Israeli Prime Minister Ariel Sharon lost his parliamentary majority on Tuesday but seemed in no immediate danger of being toppled after the head of a pro-settler party quit the cabinet over a Gaza pullout plan.
Housing Minister Effi Eitam, leader of the National Religious Party (NRP), and deputy minister Yitzhak Levy of the NRP tendered their resignations to Sharon, who controlled 61 of parliament's 120 seats before the two abandoned him.
But the NRP's four other legislators made no immediate decision to bolt the coalition and were weighing a compromise to keep the party in the government for at least three more months.
That would grant Sharon, once considered godfather of Jewish settlements on occupied land, a temporary reprieve from total breakdown of his coalition that would force him to reshape his government or call elections.
"From this moment on, we have 59 Knesset members in the coalition," Gideon Saar, head of Sharon's Likud Party in parliament, told Channel One television.
But Saar noted there was still no unified bloc in parliament able to muster the 61 votes required to bring down the government in a no-confidence vote.
Safety net
Israeli political commentators said the Labor Party led by Shimon Peres was likely to spread a safety net under Sharon, backing the former general in parliament from the opposition benches, to ensure plans for a Gaza pullout go ahead.

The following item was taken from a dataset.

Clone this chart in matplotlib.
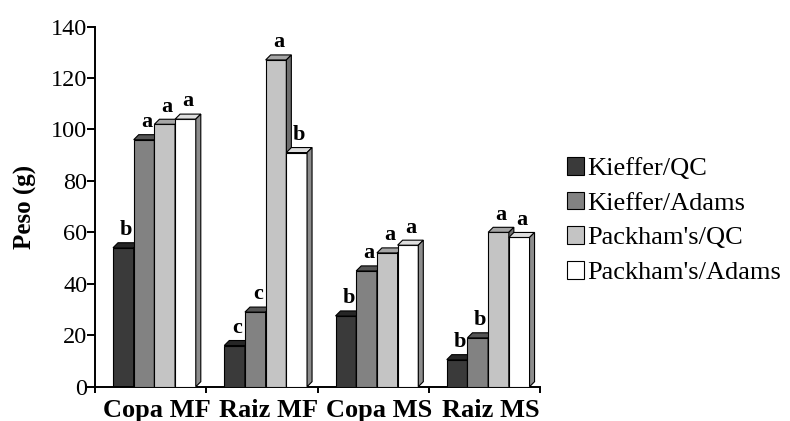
import numpy as np
import matplotlib.pyplot as plt
from matplotlib.patches import Polygon, Patch

# Dados
categorias = ["Copa MF", "Raiz MF", "Copa MS", "Raiz MS"]
series = ["Kieffer/QC", "Kieffer/Adams", "Packham's/QC", "Packham's/Adams"]
kieffer_qc = [54, 16, 27.5, 10.5]
kieffer_adams = [96, 29, 45, 19]
packham_qc = [102, 127, 52, 60]
packham_adams = [104, 91, 55, 58]
letras_kqc = ["b", "c", "b", "b"]
letras_kad = ["a", "c", "a", "b"]
letras_pqc = ["a", "a", "a", "a"]
letras_pad = ["a", "b", "a", "a"]

valores = [kieffer_qc, kieffer_adams, packham_qc, packham_adams]
letras = [letras_kqc, letras_kad, letras_pqc, letras_pad]

# cores: frente, topo, lateral
frente = ['#3a3a3a', '#828282', '#c4c4c4', '#ffffff']
topo = ['#262626', '#555555', '#a6a6a6', '#dedede']
lado = ['#1c1c1c', '#4a4a4a', '#6e6e6e', '#8c8c8c']

plt.rcParams['font.family'] = ['Liberation Serif', 'DejaVu Serif']

fig = plt.figure(figsize=(7.9, 4.21), dpi=100)
ax = fig.add_axes([95/790, 34.3/421, 445/790, 360.2/421])
ax.set_xlim(0, 4)
ax.set_ylim(0, 140)

larg = 0.186      # largura da barra
inicio = 0.162    # deslocamento do grupo dentro da categoria
dx, dy = 0.045, 1.95  # profundidade "3D"

x0 = np.arange(len(categorias))
z = 2
for i in range(len(categorias)):
    for j in range(len(series)):
        x = x0[i] + inicio + j * larg
        v = valores[j][i]
        ax.bar(x, v, width=larg, align='edge', color=frente[j],
               edgecolor='black', linewidth=0.8, zorder=z)
        # face de cima
        ax.add_patch(Polygon([(x, v), (x + dx, v + dy), (x + larg + dx, v + dy), (x + larg, v)],
                             closed=True, facecolor=topo[j], edgecolor='black',
                             linewidth=0.8, zorder=z))
        # face lateral
        ax.add_patch(Polygon([(x + larg, 0), (x + larg + dx, dy), (x + larg + dx, v + dy), (x + larg, v)],
                             closed=True, facecolor=lado[j], edgecolor='black',
                             linewidth=0.8, zorder=z))
        ax.annotate(letras[j][i], xy=(x + larg / 2 + dx / 2, v + dy),
                    xytext=(0, 5.5), textcoords='offset points',
                    ha='center', va='baseline', fontsize=16, fontweight='bold',
                    zorder=z + 1)
        z += 1

# Eixos
for s in ['top', 'right']:
    ax.spines[s].set_visible(False)
for s in ['left', 'bottom']:
    ax.spines[s].set_linewidth(1.4)

ax.set_yticks(np.arange(0, 141, 20))
ax.tick_params(axis='y', labelsize=17.5, length=5.5, width=1.4, pad=0)

# marcas nos limites das categorias, rótulos no centro dos grupos
ax.set_xticks(np.arange(0, 5))
ax.set_xticklabels([])
ax.tick_params(axis='x', which='major', length=4, width=1.4)
centros = x0 + inicio + 2 * larg + dx / 2
ax.set_xticks(centros, minor=True)
ax.set_xticklabels(categorias, minor=True, fontsize=19, fontweight='bold')
ax.tick_params(axis='x', which='minor', length=0, pad=9)

ax.set_ylabel("Peso (g)", fontsize=18, fontweight='bold')
ax.yaxis.set_label_coords(-0.130, 0.5)

handles = [Patch(facecolor=frente[j], edgecolor='black', linewidth=0.8) for j in range(4)]
ax.legend(handles, series, loc='upper left', bbox_to_anchor=(567/790, 1 - 157/421),
          bbox_transform=fig.transFigure, frameon=False, fontsize=19,
          handlelength=0.65, handleheight=0.65, handletextpad=0.1,
          labelspacing=0.44, borderpad=0, borderaxespad=0)

fig.savefig('out.png', dpi=100)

Boosting Sharon, Labor withdrew a no-confidence motion on Monday, a day after the cabinet approved in principle the proposal to remove all 21 Jewish settlements in Gaza and four of the 120 in the West Bank.
In Gaza City, Israeli helicopters fired missiles at what the military said was a workshop containing weapons used by Palestinian militants against Israeli civilians.
Witnesses said motorbikes were manufactured at the workshop and that two people passing by were wounded.
The air strike was launched hours after a rocket fired by militants in the Gaza Strip exploded on a road in the southern Israeli town of Sderot. Five people were treated for shock.
"As a comrade in arms, a cabinet colleague and a brother of the Jewish people, I call upon you Mr. Prime Minister: 'Stop! Don't hand the country over to terror'." Eitam, a former army officer, wrote in his resignation letter.
Sharon's government has been in the grips of a political crisis since his cabinet voted 14-7 on Sunday in favor of a watered-down version of his US-backed proposal to "disengage" from conflict with the Palestinians.
Palestinians welcome any Israeli withdrawal but fear Sharon is trying to trade impoverished Gaza for large swathes of the West Bank where most of the 240,000 Jewish settlers live.
US President Bush backed Sharon's plan as a way of reviving a stalled international peace "road map" for the Middle East, but angered Palestinians seeking their own state by saying Israel could keep chunks of the West Bank.
Sharon pushed the plan through the cabinet only after firing two ultra nationalist ministers and placating Likud dissidents by agreeing not to evacuate settlements for at least nine months and then in four phases, each requiring a vote.
Opponents of the withdrawal say Palestinian militants would regard it as a victory after more then three years of bloodshed.
If the plan is carried out, it would mark Israel's first removal of settlements in the West Bank and Gaza Strip, territories captured in the 1967 Middle East war.
Polls show a majority of Israelis willing to part with Gaza's hard-to-defend settlements, where 7,500 Jews live cloistered from 1.3 million Palestinians. But Sharon's Likud Party rejected his pullout plan in a May 2 referendum.